▼

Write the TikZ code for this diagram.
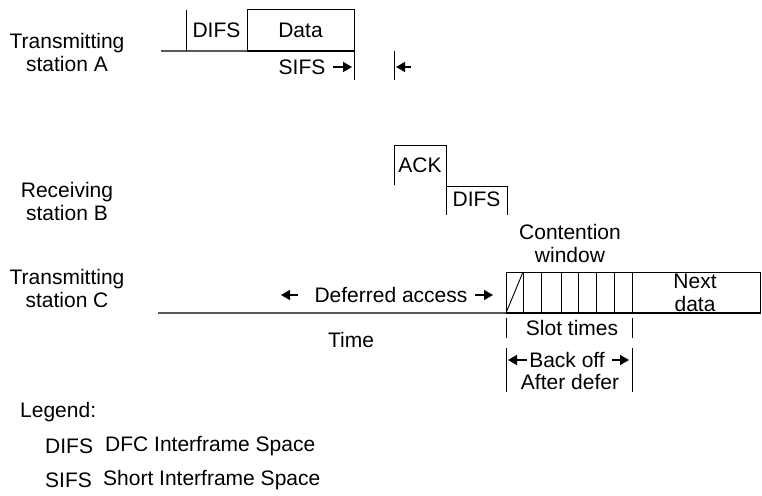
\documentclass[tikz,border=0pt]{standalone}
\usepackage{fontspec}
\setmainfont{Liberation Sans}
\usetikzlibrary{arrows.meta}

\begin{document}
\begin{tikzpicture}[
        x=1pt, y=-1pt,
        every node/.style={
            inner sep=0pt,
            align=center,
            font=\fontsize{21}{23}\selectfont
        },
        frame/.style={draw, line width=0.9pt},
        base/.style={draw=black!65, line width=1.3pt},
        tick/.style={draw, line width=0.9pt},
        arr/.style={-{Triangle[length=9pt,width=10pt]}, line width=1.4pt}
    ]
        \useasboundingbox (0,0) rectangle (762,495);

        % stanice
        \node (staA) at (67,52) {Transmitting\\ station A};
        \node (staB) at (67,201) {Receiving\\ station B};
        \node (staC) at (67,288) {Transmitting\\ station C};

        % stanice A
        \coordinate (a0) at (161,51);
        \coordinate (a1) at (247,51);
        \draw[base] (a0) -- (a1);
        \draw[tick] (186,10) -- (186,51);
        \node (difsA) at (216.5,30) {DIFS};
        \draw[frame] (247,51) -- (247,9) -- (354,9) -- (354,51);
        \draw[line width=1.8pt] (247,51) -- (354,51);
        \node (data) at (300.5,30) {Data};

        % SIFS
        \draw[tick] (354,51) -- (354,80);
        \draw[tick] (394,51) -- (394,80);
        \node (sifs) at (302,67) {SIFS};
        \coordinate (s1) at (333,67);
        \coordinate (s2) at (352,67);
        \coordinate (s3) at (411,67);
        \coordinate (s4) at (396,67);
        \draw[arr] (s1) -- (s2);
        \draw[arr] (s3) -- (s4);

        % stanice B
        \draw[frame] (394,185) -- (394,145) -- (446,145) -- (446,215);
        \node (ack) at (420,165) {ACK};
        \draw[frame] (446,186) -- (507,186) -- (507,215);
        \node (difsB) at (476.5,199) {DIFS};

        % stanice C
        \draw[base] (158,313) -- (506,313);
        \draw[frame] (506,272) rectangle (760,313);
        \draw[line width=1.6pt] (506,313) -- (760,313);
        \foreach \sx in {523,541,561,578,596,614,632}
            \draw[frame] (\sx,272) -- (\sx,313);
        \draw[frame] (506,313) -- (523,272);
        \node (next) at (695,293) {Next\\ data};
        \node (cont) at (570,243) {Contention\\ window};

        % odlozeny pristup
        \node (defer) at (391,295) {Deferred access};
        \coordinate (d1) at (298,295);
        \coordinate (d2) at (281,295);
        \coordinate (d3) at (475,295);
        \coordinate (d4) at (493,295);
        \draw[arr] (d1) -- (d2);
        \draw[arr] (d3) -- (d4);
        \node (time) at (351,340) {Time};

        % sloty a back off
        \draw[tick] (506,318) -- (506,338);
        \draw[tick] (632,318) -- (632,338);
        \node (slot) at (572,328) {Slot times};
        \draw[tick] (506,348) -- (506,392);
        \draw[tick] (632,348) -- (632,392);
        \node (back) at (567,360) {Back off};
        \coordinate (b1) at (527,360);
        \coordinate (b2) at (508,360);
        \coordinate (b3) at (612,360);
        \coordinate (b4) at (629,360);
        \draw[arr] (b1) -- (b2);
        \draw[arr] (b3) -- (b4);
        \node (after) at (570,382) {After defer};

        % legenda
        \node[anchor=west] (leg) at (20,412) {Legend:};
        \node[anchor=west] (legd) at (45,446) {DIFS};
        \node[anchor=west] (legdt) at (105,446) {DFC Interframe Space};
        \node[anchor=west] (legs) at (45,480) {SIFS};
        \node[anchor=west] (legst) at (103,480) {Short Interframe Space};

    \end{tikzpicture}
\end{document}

▲

◆ PROBLEM STATEMENT
Return, unchanged, the lines from the first line of the material through the line that holds "(0,0) rectangle (762,495);", inclusive, omitting pictures.

◆ SOLUTION TO THE PROBLEM
Write the TikZ code for this diagram.
\documentclass[tikz,border=0pt]{standalone}
\usepackage{fontspec}
\setmainfont{Liberation Sans}
\usetikzlibrary{arrows.meta}

\begin{document}
\begin{tikzpicture}[
        x=1pt, y=-1pt,
        every node/.style={
            inner sep=0pt,
            align=center,
            font=\fontsize{21}{23}\selectfont
        },
        frame/.style={draw, line width=0.9pt},
        base/.style={draw=black!65, line width=1.3pt},
        tick/.style={draw, line width=0.9pt},
        arr/.style={-{Triangle[length=9pt,width=10pt]}, line width=1.4pt}
    ]
        \useasboundingbox (0,0) rectangle (762,495);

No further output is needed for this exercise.